◆ REQUIREMENTS ◆
Copy the data below exactly, omitting any picture it contains.

◆ COLLECTED MATERIAL ◆
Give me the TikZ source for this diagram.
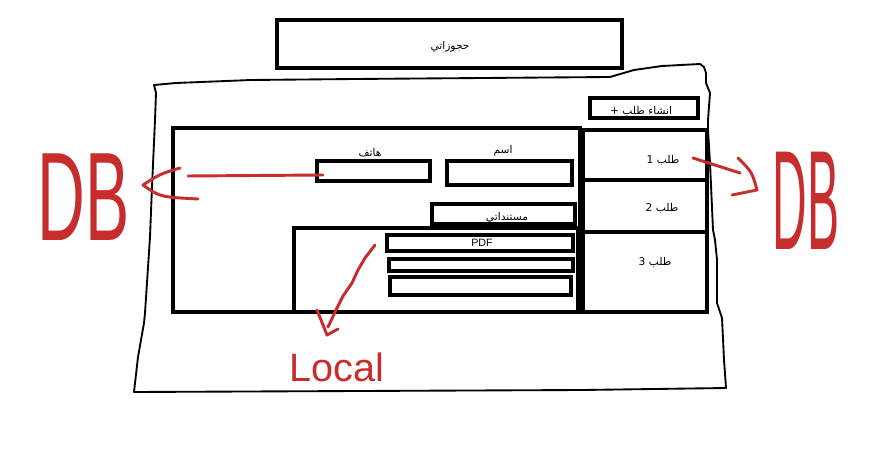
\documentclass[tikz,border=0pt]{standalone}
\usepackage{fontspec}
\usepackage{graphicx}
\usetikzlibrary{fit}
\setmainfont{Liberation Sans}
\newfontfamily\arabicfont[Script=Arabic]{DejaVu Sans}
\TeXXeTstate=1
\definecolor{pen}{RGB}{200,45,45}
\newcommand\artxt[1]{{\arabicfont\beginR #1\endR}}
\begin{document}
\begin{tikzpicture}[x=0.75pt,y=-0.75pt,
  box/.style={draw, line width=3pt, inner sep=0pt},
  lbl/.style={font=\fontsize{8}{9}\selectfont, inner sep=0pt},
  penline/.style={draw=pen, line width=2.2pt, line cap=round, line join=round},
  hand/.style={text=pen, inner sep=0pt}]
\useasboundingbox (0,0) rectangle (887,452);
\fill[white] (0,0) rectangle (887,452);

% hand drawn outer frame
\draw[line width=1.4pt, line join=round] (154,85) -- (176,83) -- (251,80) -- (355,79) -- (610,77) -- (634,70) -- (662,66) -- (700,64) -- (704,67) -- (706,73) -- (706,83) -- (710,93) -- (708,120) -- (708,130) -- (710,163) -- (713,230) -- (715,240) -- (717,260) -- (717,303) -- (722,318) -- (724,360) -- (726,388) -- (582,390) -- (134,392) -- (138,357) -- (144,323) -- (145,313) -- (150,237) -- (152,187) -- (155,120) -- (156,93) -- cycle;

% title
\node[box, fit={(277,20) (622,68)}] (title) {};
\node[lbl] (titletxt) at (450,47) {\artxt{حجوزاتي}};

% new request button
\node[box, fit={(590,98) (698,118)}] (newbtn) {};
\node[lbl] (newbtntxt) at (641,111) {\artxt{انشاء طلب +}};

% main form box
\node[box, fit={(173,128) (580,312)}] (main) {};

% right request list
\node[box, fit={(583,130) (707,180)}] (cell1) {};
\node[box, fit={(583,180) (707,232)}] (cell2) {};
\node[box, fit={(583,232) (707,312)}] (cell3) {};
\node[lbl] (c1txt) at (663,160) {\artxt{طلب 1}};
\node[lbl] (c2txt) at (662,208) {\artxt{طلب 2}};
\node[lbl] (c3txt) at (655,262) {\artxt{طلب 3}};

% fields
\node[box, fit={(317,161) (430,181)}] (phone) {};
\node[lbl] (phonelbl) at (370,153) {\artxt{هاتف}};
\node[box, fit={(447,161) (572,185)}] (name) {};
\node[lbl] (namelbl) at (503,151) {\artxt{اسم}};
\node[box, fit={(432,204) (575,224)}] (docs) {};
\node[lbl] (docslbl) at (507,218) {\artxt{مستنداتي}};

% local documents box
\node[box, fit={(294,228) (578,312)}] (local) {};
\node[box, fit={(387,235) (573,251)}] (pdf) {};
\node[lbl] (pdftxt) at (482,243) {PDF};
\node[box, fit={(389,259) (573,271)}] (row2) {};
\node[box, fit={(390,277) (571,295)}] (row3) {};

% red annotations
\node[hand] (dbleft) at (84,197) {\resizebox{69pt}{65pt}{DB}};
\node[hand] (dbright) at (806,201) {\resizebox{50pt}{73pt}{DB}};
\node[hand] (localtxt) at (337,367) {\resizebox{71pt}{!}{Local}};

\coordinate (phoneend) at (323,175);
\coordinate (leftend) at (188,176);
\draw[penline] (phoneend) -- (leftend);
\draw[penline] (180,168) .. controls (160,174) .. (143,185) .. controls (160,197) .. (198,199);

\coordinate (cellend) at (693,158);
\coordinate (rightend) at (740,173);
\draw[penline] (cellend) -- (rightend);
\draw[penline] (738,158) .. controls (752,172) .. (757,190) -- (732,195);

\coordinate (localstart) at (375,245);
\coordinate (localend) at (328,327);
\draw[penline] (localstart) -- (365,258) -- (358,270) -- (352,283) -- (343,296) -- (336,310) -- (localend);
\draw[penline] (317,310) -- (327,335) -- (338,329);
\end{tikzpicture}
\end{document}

◆ FINISHED ANSWER ◆
Give me the TikZ source for this diagram.
\documentclass[tikz,border=0pt]{standalone}
\usepackage{fontspec}
\usepackage{graphicx}
\usetikzlibrary{fit}
\setmainfont{Liberation Sans}
\newfontfamily\arabicfont[Script=Arabic]{DejaVu Sans}
\TeXXeTstate=1
\definecolor{pen}{RGB}{200,45,45}
\newcommand\artxt[1]{{\arabicfont\beginR #1\endR}}
\begin{document}
\begin{tikzpicture}[x=0.75pt,y=-0.75pt,
  box/.style={draw, line width=3pt, inner sep=0pt},
  lbl/.style={font=\fontsize{8}{9}\selectfont, inner sep=0pt},
  penline/.style={draw=pen, line width=2.2pt, line cap=round, line join=round},
  hand/.style={text=pen, inner sep=0pt}]
\useasboundingbox (0,0) rectangle (887,452);
\fill[white] (0,0) rectangle (887,452);

% hand drawn outer frame
\draw[line width=1.4pt, line join=round] (154,85) -- (176,83) -- (251,80) -- (355,79) -- (610,77) -- (634,70) -- (662,66) -- (700,64) -- (704,67) -- (706,73) -- (706,83) -- (710,93) -- (708,120) -- (708,130) -- (710,163) -- (713,230) -- (715,240) -- (717,260) -- (717,303) -- (722,318) -- (724,360) -- (726,388) -- (582,390) -- (134,392) -- (138,357) -- (144,323) -- (145,313) -- (150,237) -- (152,187) -- (155,120) -- (156,93) -- cycle;

% title
\node[box, fit={(277,20) (622,68)}] (title) {};
\node[lbl] (titletxt) at (450,47) {\artxt{حجوزاتي}};

% new request button
\node[box, fit={(590,98) (698,118)}] (newbtn) {};
\node[lbl] (newbtntxt) at (641,111) {\artxt{انشاء طلب +}};

% main form box
\node[box, fit={(173,128) (580,312)}] (main) {};

% right request list
\node[box, fit={(583,130) (707,180)}] (cell1) {};
\node[box, fit={(583,180) (707,232)}] (cell2) {};
\node[box, fit={(583,232) (707,312)}] (cell3) {};
\node[lbl] (c1txt) at (663,160) {\artxt{طلب 1}};
\node[lbl] (c2txt) at (662,208) {\artxt{طلب 2}};
\node[lbl] (c3txt) at (655,262) {\artxt{طلب 3}};

% fields
\node[box, fit={(317,161) (430,181)}] (phone) {};
\node[lbl] (phonelbl) at (370,153) {\artxt{هاتف}};
\node[box, fit={(447,161) (572,185)}] (name) {};
\node[lbl] (namelbl) at (503,151) {\artxt{اسم}};
\node[box, fit={(432,204) (575,224)}] (docs) {};
\node[lbl] (docslbl) at (507,218) {\artxt{مستنداتي}};

% local documents box
\node[box, fit={(294,228) (578,312)}] (local) {};
\node[box, fit={(387,235) (573,251)}] (pdf) {};
\node[lbl] (pdftxt) at (482,243) {PDF};
\node[box, fit={(389,259) (573,271)}] (row2) {};
\node[box, fit={(390,277) (571,295)}] (row3) {};

% red annotations
\node[hand] (dbleft) at (84,197) {\resizebox{69pt}{65pt}{DB}};
\node[hand] (dbright) at (806,201) {\resizebox{50pt}{73pt}{DB}};
\node[hand] (localtxt) at (337,367) {\resizebox{71pt}{!}{Local}};

\coordinate (phoneend) at (323,175);
\coordinate (leftend) at (188,176);
\draw[penline] (phoneend) -- (leftend);
\draw[penline] (180,168) .. controls (160,174) .. (143,185) .. controls (160,197) .. (198,199);

\coordinate (cellend) at (693,158);
\coordinate (rightend) at (740,173);
\draw[penline] (cellend) -- (rightend);
\draw[penline] (738,158) .. controls (752,172) .. (757,190) -- (732,195);

\coordinate (localstart) at (375,245);
\coordinate (localend) at (328,327);
\draw[penline] (localstart) -- (365,258) -- (358,270) -- (352,283) -- (343,296) -- (336,310) -- (localend);
\draw[penline] (317,310) -- (327,335) -- (338,329);
\end{tikzpicture}
\end{document}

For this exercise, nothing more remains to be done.